With the opposition parties unified in their denunciations of the federal budget tabled today by Finance Minister Jim Flaherty, we’re now looking at the strong possibility of a May general election:

The minority Conservative government tabled a 2011 budget Tuesday that was quickly rejected by its political opponents for falling short in helping the middle class, setting the stage for an election campaign that could begin any day.

The leaders of the Liberals, Bloc Quebecois and NDP said they could not support the budget as presently written — even though Finance Minister Jim Flaherty tried to appease the left-wing party through a series of modest, symbolic initiatives.

“We’re forced to reject the budget and we are also forced to reject a government that shows so little respect for parliamentary democracy and our democratic institutions,” said Michael Ignatieff, the Liberal Leader.

Gilles Duceppe, Bloc Quebecois Leader, said his party “can’t support what has been offered here.”

And Jack Layton, head of the NDP and viewed as the person most likely to lend the government support, said the budget fell short of NDP expectations.

I have to admit that I’m surprised that the NDP and the Liberals appear to be ready to force an election at this moment: neither party has had much of a “bounce” in recent polls from government scandals (both real and imaginary).
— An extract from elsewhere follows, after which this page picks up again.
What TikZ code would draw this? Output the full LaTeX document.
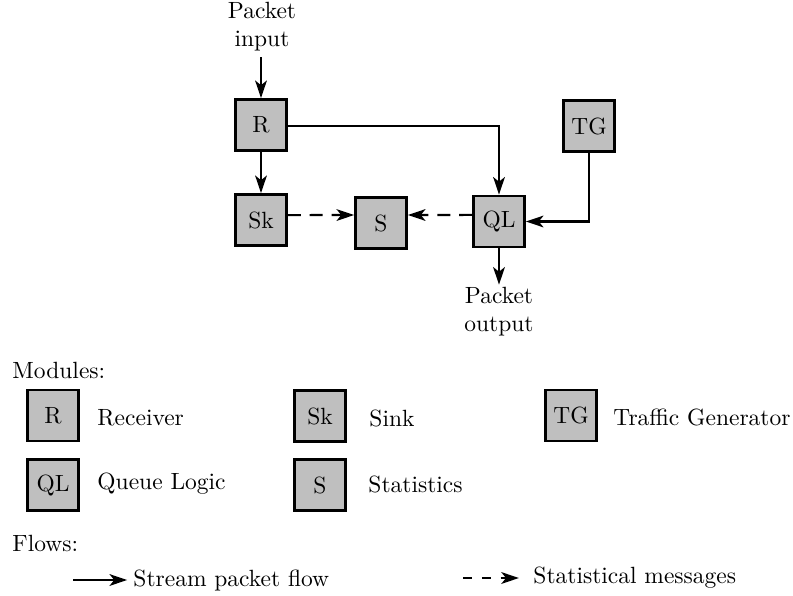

Perhaps they’ve got something held in reserve to release during the campaign that they think will cause voters to turn away from the Tories.
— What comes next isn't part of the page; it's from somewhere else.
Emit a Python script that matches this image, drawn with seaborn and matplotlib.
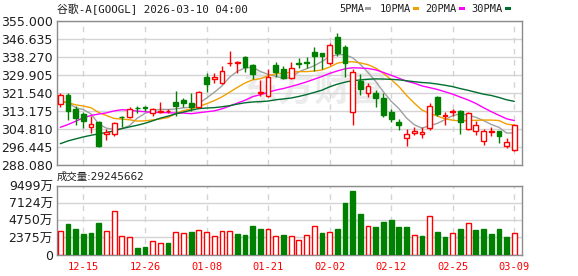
import numpy as np
import pandas as pd
import matplotlib
matplotlib.use("Agg")
import matplotlib.pyplot as plt
import seaborn as sns
from matplotlib.patches import Rectangle

# ---------------- data ----------------
title = "谷歌-A[GOOGL] 2026-03-10 04:00"
volume_caption = "成交量:29245662"

dates = ["12-10", "12-11", "12-12", "12-15", "12-16", "12-17", "12-18", "12-19", "12-22", "12-23",
         "12-24", "12-26", "12-29", "12-30", "12-31", "01-02", "01-05", "01-06", "01-07", "01-08",
         "01-09", "01-12", "01-13", "01-14", "01-15", "01-16", "01-20", "01-21", "01-22", "01-23",
         "01-26", "01-27", "01-28", "01-29", "01-30", "02-02", "02-03", "02-04", "02-05", "02-06",
         "02-09", "02-10", "02-11", "02-12", "02-13", "02-17", "02-18", "02-19", "02-20", "02-23",
         "02-24", "02-25", "02-26", "02-27", "03-02", "03-03", "03-04", "03-05", "03-06", "03-09"]

open_ = [316.5, 320.4, 313.9, 311.5, 305.5, 308.0, 302.3, 302.1, 310.3, 310.0,
         314.6, 314.8, 311.9, 312.6, 312.8, 317.0, 318.1, 316.7, 314.7, 329.1,
         327.8, 326.2, 335.2, 335.3, 338.0, 334.7, 321.3, 320.1, 334.7, 332.8,
         328.2, 335.3, 335.9, 340.5, 340.0, 335.4, 347.4, 343.1, 312.7, 327.0,
         321.6, 321.5, 319.0, 312.4, 308.1, 300.4, 302.9, 302.3, 305.0, 319.6,
         310.9, 312.5, 312.9, 304.6, 303.7, 299.0, 303.3, 303.5, 296.8, 294.8]
high = [321.6, 321.2, 315.3, 312.5, 310.9, 308.5, 304.5, 307.8, 310.5, 315.0,
        315.2, 315.3, 314.4, 317.0, 314.0, 322.4, 319.3, 321.3, 322.3, 330.8,
        330.8, 334.2, 340.8, 336.5, 338.5, 334.9, 327.6, 332.4, 335.7, 333.9,
        335.9, 337.7, 338.0, 342.7, 340.3, 344.6, 349.6, 343.9, 332.4, 330.5,
        326.2, 322.7, 321.6, 313.9, 309.2, 304.7, 305.5, 305.5, 316.6, 320.1,
        312.7, 313.9, 313.5, 312.6, 308.3, 304.7, 305.5, 303.7, 300.6, 307.0]
low = [315.0, 308.9, 306.3, 305.0, 302.9, 296.3, 299.7, 301.2, 305.8, 309.7,
       312.3, 313.2, 310.9, 312.0, 312.0, 310.9, 314.7, 313.2, 314.3, 322.1,
       325.9, 325.8, 333.9, 330.8, 331.3, 327.8, 320.0, 319.6, 328.8, 327.8,
       327.8, 333.1, 333.1, 331.6, 332.4, 334.7, 338.5, 328.8, 306.7, 320.4,
       319.6, 315.0, 310.1, 307.7, 304.0, 296.6, 301.7, 300.4, 304.4, 310.9,
       306.6, 310.9, 302.4, 304.0, 301.7, 297.1, 301.2, 298.3, 295.7, 294.3]
close = [320.4, 312.9, 309.7, 308.3, 307.0, 296.8, 303.2, 307.3, 310.0, 313.8,
         314.2, 314.2, 313.8, 313.2, 313.2, 315.5, 316.9, 315.0, 322.1, 325.8,
         328.7, 331.9, 335.6, 335.7, 333.6, 330.4, 322.0, 328.8, 331.3, 328.5,
         333.1, 335.0, 335.6, 338.5, 338.5, 343.9, 340.0, 335.4, 331.3, 323.3,
         324.5, 319.3, 311.3, 309.3, 306.3, 302.4, 303.8, 303.3, 315.2, 311.6,
         311.3, 312.9, 307.8, 311.9, 306.6, 303.8, 303.6, 301.2, 298.6, 306.6]

# closes of the 29 sessions before the window (estimated from the moving-average lines)
warmup_close = [274, 281, 281, 284, 277, 284, 285, 278, 290, 291,
                287, 279, 276, 285, 284, 292, 289, 299, 318, 323,
                320, 320, 314, 315, 319, 317, 321, 313, 317]

# volume in 万 shares
volume_wan = [3259, 4223, 3534, 2846, 2984, 4361, 3259, 6013, 2525, 2387,
              872, 1056, 1882, 1561, 1607, 3121, 2984, 3121, 3351, 3121,
              2525, 3259, 3259, 2846, 2708, 3947, 3534, 3534, 2525, 2708,
              2525, 2020, 2662, 3902, 2984, 3121, 3534, 7115, 8767, 5600,
              3902, 3810, 4498, 4774, 3810, 3810, 2662, 2570, 5279, 3121,
              2433, 2984, 3534, 4361, 3397, 3534, 2846, 3534, 2433, 2925]
volume_up = [1, 0, 0, 0, 0, 0, 1, 1, 1, 1,
             0, 0, 1, 1, 0, 1, 1, 0, 1, 1,
             1, 1, 1, 0, 0, 0, 0, 1, 1, 0,
             1, 1, 1, 1, 0, 1, 0, 0, 0, 0,
             1, 0, 0, 0, 0, 0, 1, 0, 1, 0,
             0, 1, 0, 1, 0, 0, 0, 0, 0, 1]

ma_windows = [5, 10, 20, 30]
ma_labels = ["5PMA", "10PMA", "20PMA", "30PMA"]
ma_colors = ["#a0a0a0", "#f0a000", "#ff00ff", "#006e2e"]

price_ticks = [288.080, 296.445, 304.810, 313.175, 321.540, 329.905, 338.270, 346.635, 355.000]
vol_ticks = [0, 2375, 4750, 7124, 9499]
vol_tick_labels = ["0", "2375万", "4750万", "7124万", "9499万"]
date_ticks = ["12-15", "12-26", "01-08", "01-21", "02-02", "02-12", "02-25", "03-09"]

# ---------------- style ----------------
sns.set_style("white")
plt.rcParams['font.family'] = ['DejaVu Sans', 'Noto Sans CJK SC']
RED = "#ff0000"
GREEN = "#008000"
GRID = "#d4d4d4"
FRAME = "#8c8c8c"
TXT = "#1e1e1e"
MONO = ['DejaVu Sans Mono', 'Noto Sans CJK SC']

W, H = 578, 276
fig = plt.figure(figsize=(W / 100, H / 100), dpi=100)
fig.patch.set_facecolor("white")


def rect(l, t, r, b):
    return [l / W, 1 - b / H, (r - l) / W, (b - t) / H]


axp = fig.add_axes(rect(57, 21, 522, 164.5))
axv = fig.add_axes(rect(57, 185.7, 522, 254.7), sharex=axp)

df = pd.DataFrame(dict(date=dates, open=open_, high=high, low=low, close=close,
                       vol=volume_wan, vup=volume_up))
df["x"] = np.arange(len(df))
n_warm = len(warmup_close)
full_close = pd.Series(warmup_close + close, dtype=float)

# moving averages
for w, lab, col in zip(ma_windows, ma_labels, ma_colors):
    ma = full_close.rolling(w).mean().iloc[n_warm:].to_numpy()
    sns.lineplot(x=df["x"].to_numpy(), y=ma, ax=axp, color=col, lw=1.0,
                 legend=False, zorder=2)

# candles
up = (df["close"] >= df["open"]).to_numpy()
edge = np.where(up, RED, GREEN)
face = np.where(up, "white", GREEN)
body_lo = np.minimum(df["open"], df["close"]).to_numpy()
body_h = np.maximum(np.abs(df["close"] - df["open"]).to_numpy(), 0.12)
bw = 0.62
axp.vlines(df["x"], df["low"], df["high"], colors=edge, lw=1.0, zorder=3)
axp.bar(df["x"], body_h, bottom=body_lo, width=bw, color=face, edgecolor=edge,
        linewidth=1.0, zorder=4)

# watermark
axp.text(0.555, 0.52, "东方财富", transform=axp.transAxes, ha="center", va="center",
         fontsize=26, color="#ececec", fontweight="bold", style="italic",
         family=['Noto Sans CJK SC'], zorder=0.5)

# volume
vup = df["vup"].to_numpy().astype(bool)
axv.bar(df["x"], df["vol"], width=bw, color=np.where(vup, "white", GREEN),
        edgecolor=np.where(vup, RED, GREEN), linewidth=1.0, zorder=3)

# axes formatting
x_lo, x_hi = -0.43, 60.0
tick_idx = [dates.index(d) for d in date_ticks]
for ax in (axp, axv):
    ax.set_xlim(x_lo, x_hi)
    ax.set_xlabel("")
    ax.set_ylabel("")
    ax.set_facecolor("white")
    for s in ax.spines.values():
        s.set_visible(True)
        s.set_color(FRAME)
        s.set_linewidth(1.0)
    ax.set_xticks(tick_idx)
    ax.grid(True, axis="y", color=GRID, lw=1.0, ls="-", zorder=0)
    ax.grid(True, axis="x", color=GRID, lw=1.0, ls=(0, (4, 4)), zorder=0)
    ax.set_axisbelow(True)
    ax.tick_params(length=0)

axp.set_ylim(price_ticks[0], price_ticks[-1])
axp.set_yticks(price_ticks)
axp.set_yticklabels([f"{v:.3f}" for v in price_ticks], fontsize=9, color=TXT)
axp.tick_params(axis="y", pad=3)
axp.tick_params(axis="x", labelbottom=False)

axv.set_ylim(0, vol_ticks[-1])
axv.set_yticks(vol_ticks)
axv.set_yticklabels(vol_tick_labels, fontsize=9, color=TXT)
axv.tick_params(axis="y", pad=3)
axv.set_xticklabels(date_ticks, fontsize=7.5, color=RED, family=MONO)
axv.tick_params(axis="x", pad=5)

# title, legend, caption
fig.text(57 / W, 1 - 9 / H, title, ha="left", va="center", fontsize=7.8,
         color=TXT, family=MONO)
leg_text_x = [339.3, 380, 425.3, 471.7]
leg_mark_x = [365.3, 412.5, 459, 505]
for lab, col, tx, mx in zip(ma_labels, ma_colors, leg_text_x, leg_mark_x):
    fig.text(tx / W, 1 - 9.2 / H, lab, ha="left", va="center", fontsize=7.5,
             color=TXT, family=MONO)
    fig.add_artist(Rectangle((mx / W, 1 - 9.6 / H), 6 / W, 3 / H,
                             transform=fig.transFigure, facecolor=col,
                             edgecolor="none"))
fig.text(57 / W, 1 - 177 / H, volume_caption, ha="left", va="center",
         fontsize=7.5, color=TXT)

fig.savefig("out.png", dpi=100, facecolor="white")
Rick Mercer: The Budget Lockup

Filed under: Cancon, Humour, Media — Tags: , , — Nicholas @ 12:36

Why nobody takes conservative promises too seriously

Filed under: Cancon, Economics, Government, Politics — Tags: , , , , — Nicholas @ 09:37

Today is budget day, when federal Finance Minister Jim Flaherty will be introducing the Conservative budget for 2011. Unless something has suddenly changed in the government’s philosophy, don’t expect anything daring:

First and foremost, the budget should contain a plan for reducing federal spending in real terms over the next four or five years. Mr. Flaherty’s 2010 budget outlined how the federal government intended to restore balance to the federal books by 2015 by holding the line on spending increases to just over 1% a year while praying for a return to robust annual revenue increases. In fact, merely planning to hold the line on spending is never going to be enough. For one thing, the Conservatives have never proven themselves capable of pulling it off. Despite coming to power in 2006 on a message of fiscal restraint, the Tories raised federal program spending by an average of 6% in each of their first three budgets before the worldwide finance crisis of 2008. Since then, they have added $100-billion to the national debt, in large part thanks to stimulus spending of dubious worth.
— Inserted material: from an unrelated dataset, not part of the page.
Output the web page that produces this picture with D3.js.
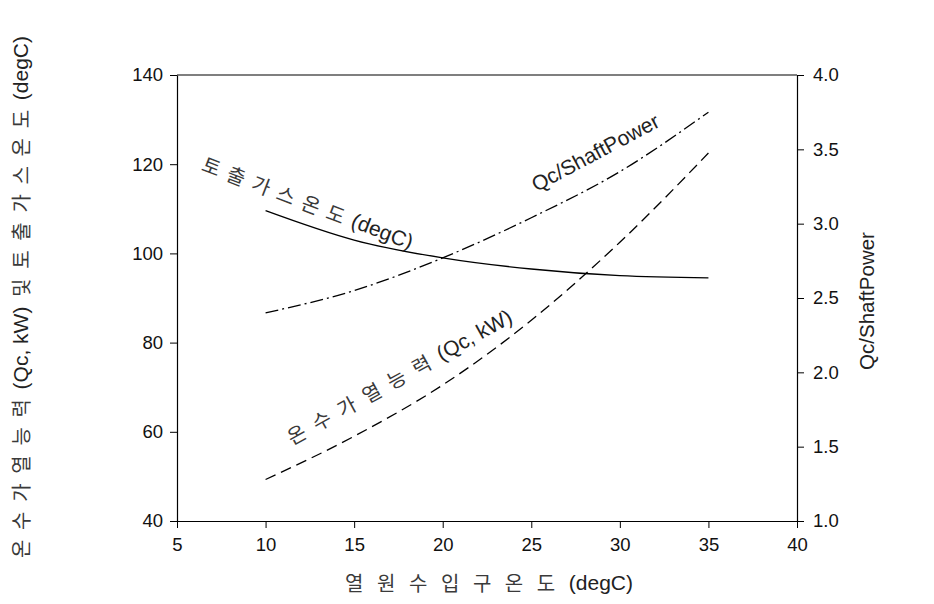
<!DOCTYPE html>
<html>
<head>
<meta charset="utf-8">
<script src="https://cdn.jsdelivr.net/npm/d3@7"></script>
<style>
  body { margin: 0; background: #fff; }
  svg { display: block; }
  .tick text { font-family: Arial, "Liberation Sans", sans-serif; font-size: 18.5px; fill: #111; }
  .ko { font-family: "Noto Sans CJK KR", sans-serif; fill: #3a3a3a; }
  .en { font-family: Arial, "Liberation Sans", sans-serif; fill: #222; }
</style>
</head>
<body>
<div id="chart"></div>
<script>
// inlet temperature of heat source (degC)
const inletTemp = [10, 15, 20, 25, 30, 35];
// discharge gas temperature (degC), left axis
const dischargeTemp = [109.6, 103.0, 99.0, 96.5, 95.0, 94.5];
// hot water heating capacity Qc (kW), left axis
const heatingCapacity = [49.3, 59.0, 70.5, 85.0, 102.5, 122.5];
// Qc / shaft power, right axis
const copRatio = [2.40, 2.55, 2.77, 3.04, 3.35, 3.75];

const xTicks = [5, 10, 15, 20, 25, 30, 35, 40];
const leftTicks = [40, 60, 80, 100, 120, 140];
const rightTicks = [1.0, 1.5, 2.0, 2.5, 3.0, 3.5, 4.0];

const width = 934, height = 604;
const area = { left: 177, right: 797, top: 75, bottom: 521 };

const svg = d3.select('#chart').append('svg')
  .attr('width', width).attr('height', height);

const x = d3.scaleLinear().domain([5, 40]).range([area.left, area.right]);
const yL = d3.scaleLinear().domain([40, 140]).range([area.bottom, area.top]);
const yR = d3.scaleLinear().domain([1, 4]).range([area.bottom, area.top]);

// frame top line
svg.append('line')
  .attr('x1', area.left).attr('x2', area.right)
  .attr('y1', area.top).attr('y2', area.top)
  .attr('stroke', '#000').attr('stroke-width', 1.2);

const styleAxis = g => {
  g.select('.domain').attr('stroke', '#000').attr('stroke-width', 1.2);
  g.selectAll('.tick line').attr('stroke', '#000').attr('stroke-width', 1);
  g.attr('font-family', null).attr('font-size', null);
};

svg.append('g')
  .attr('transform', `translate(0,${area.bottom})`)
  .call(d3.axisBottom(x).tickValues(xTicks).tickSize(7).tickSizeOuter(0).tickPadding(10))
  .call(styleAxis);

svg.append('g')
  .attr('transform', `translate(${area.left},0)`)
  .call(d3.axisLeft(yL).tickValues(leftTicks).tickSize(7).tickSizeOuter(0).tickPadding(7))
  .call(styleAxis);

svg.append('g')
  .attr('transform', `translate(${area.right},0)`)
  .call(d3.axisRight(yR).tickValues(rightTicks).tickFormat(d3.format('.1f')).tickSize(7).tickSizeOuter(0).tickPadding(9))
  .call(styleAxis);

// curves
const lineL = d3.line().x((d, i) => x(inletTemp[i])).y(d => yL(d)).curve(d3.curveMonotoneX);
const lineR = d3.line().x((d, i) => x(inletTemp[i])).y(d => yR(d)).curve(d3.curveMonotoneX);

svg.append('path').datum(dischargeTemp)
  .attr('d', lineL).attr('fill', 'none').attr('stroke', '#000').attr('stroke-width', 1.3);

svg.append('path').datum(heatingCapacity)
  .attr('d', lineL).attr('fill', 'none').attr('stroke', '#000').attr('stroke-width', 1.3)
  .attr('stroke-dasharray', '11,6');

svg.append('path').datum(copRatio)
  .attr('d', lineR).attr('fill', 'none').attr('stroke', '#000').attr('stroke-width', 1.3)
  .attr('stroke-dasharray', '13,4,2,4');

// labels: korean syllables are spread by letter-spacing so the whole text fits `len`
function label(parts, cx, cy, ang, len, koSize = 20, enSize = 21) {
  const t = svg.append('text')
    .attr('transform', `translate(${cx},${cy}) rotate(${ang})`)
    .attr('text-anchor', 'middle').attr('dominant-baseline', 'central');
  const spans = parts.map(p => {
    const isKo = /[\uac00-\ud7a3]/.test(p);
    return t.append('tspan').attr('class', isKo ? 'ko' : 'en')
      .attr('font-size', isKo ? koSize : enSize).text(p);
  });
  const ko = spans.filter(s => s.classed('ko'));
  if (ko.length) {
    const total = t.node().getComputedTextLength();
    const followers = spans.filter((s, i) => i > 0 && s.classed('ko'));
    const nChars = d3.sum(ko, s => s.text().length);
    const ls = Math.max(0, (len - total) / (nChars + followers.length));
    ko.forEach(s => s.attr('letter-spacing', ls));
    followers.forEach(s => s.attr('dx', ls));
  }
  return t;
}

label(['토출가스온도', '(degC)'], 308, 202, 21, 224);
label(['온수가열능력', '(Qc, kW)'], 399, 376, -29, 254);
label(['Qc/ShaftPower'], 595, 152, -28, 145);

// axis titles
label(['열원수입구온도', '(degC)'], 489, 582, 0, 288);
label(['온수가열능력', '(Qc, kW)', '및토출가스온도', '(degC)'], 20, 297, -90, 522);
label(['Qc/ShaftPower'], 866, 301, -90, 138, 19, 20.5);
</script>
</body>
</html>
According to the Canadian Taxpayers Federation, as of last Friday, Canada’s debt stood at nearly $563-billion. This means the debt repayments made over the 11 years before the recession began have been wiped out, and that the federal treasury is back to where it was before the Liberals’ then-finance minister Paul Martin brought down his austerity budget in 1995.

Since the Tories took power five years ago, program spending has expanded by nearly 40% and the federal civil service has grown by nearly 20%. We’re sorry, but we just don’t trust a government with a track record like the Tories’ to be able to regain budget balance simply by holding the line on new spending.

They can promise all sorts of things, but what they seem best at doing is pretending not to be “conservative” at all.

The government may fall, as the opposition are calling for even higher spending on “universities, home care, daycare, unemployment, seniors and Quebec”. This may work to the Conservatives’ advantage as they’re (temporarily) riding high in the opinion polls, so they might be able to win a majority if an election is forced on them over this budget. Of course, the opposition can read the polls too, so they may not be as eager to throw Stephen Harper an opportunity to win an easy victory.

Update: Well, the budget was tabled in the House, the opposition parties all rejected it “as it stands”, and the prime minister has stated they will not accept any amendments. For Thursday’s performance in the Ottawa Little Theatre, the budget will get first reading, which means the first opportunity for the government to be defeated . . . which means a May general election.

March 20, 2011

A different way to visualize the proposed US budget cuts

Filed under: Economics, Government, Politics, USA — Tags: , , , — Nicholas @ 10:53

Jon sent me an interesting link on a different way to visualize the relative size of the proposed budget cuts:

That struck me as a pretty good analogy. I wondered: if you do the math, what part of a Big Mac Extra Value Meal would a $6 billion budget cut represent?

The arithmetic is pretty simple, due to the extensive nutrition information that McDonalds makes available online. A Big Mac Extra Value Meal has three components: a Big Mac, a large order of french fries, and a medium soda. The McDonalds site tells us that a Big Mac has 540 calories, a large fries has 570 and a medium Coke has 210, for a total of 1,320 calories.

Meanwhile, the federal budget is currently around $3.8 trillion, which means that a $6 billion cut represents one 633rd of the total. What would be an equivalent cut in a Big Mac Extra Value Meal?

One variable is not readily available online; that is, how many french fries are there in a large order? To answer that question, I went to a nearby McDonalds at lunch time, paid for a large order of fries, and counted them. There were 87. (I counted fries regardless of size, but did not count the hard bits in the bottom of the container.)

This allows us to complete the calculation. If there are 570 calories in a large order of fries, and 87 fries per order, each french fry, on the average, contains 6.5 calories. One 633rd of the total calorie content of a Big Mac Extra Value Meal is 1,320/633, or 2.1 calories. That equals almost exactly one-third of an average sized french fry.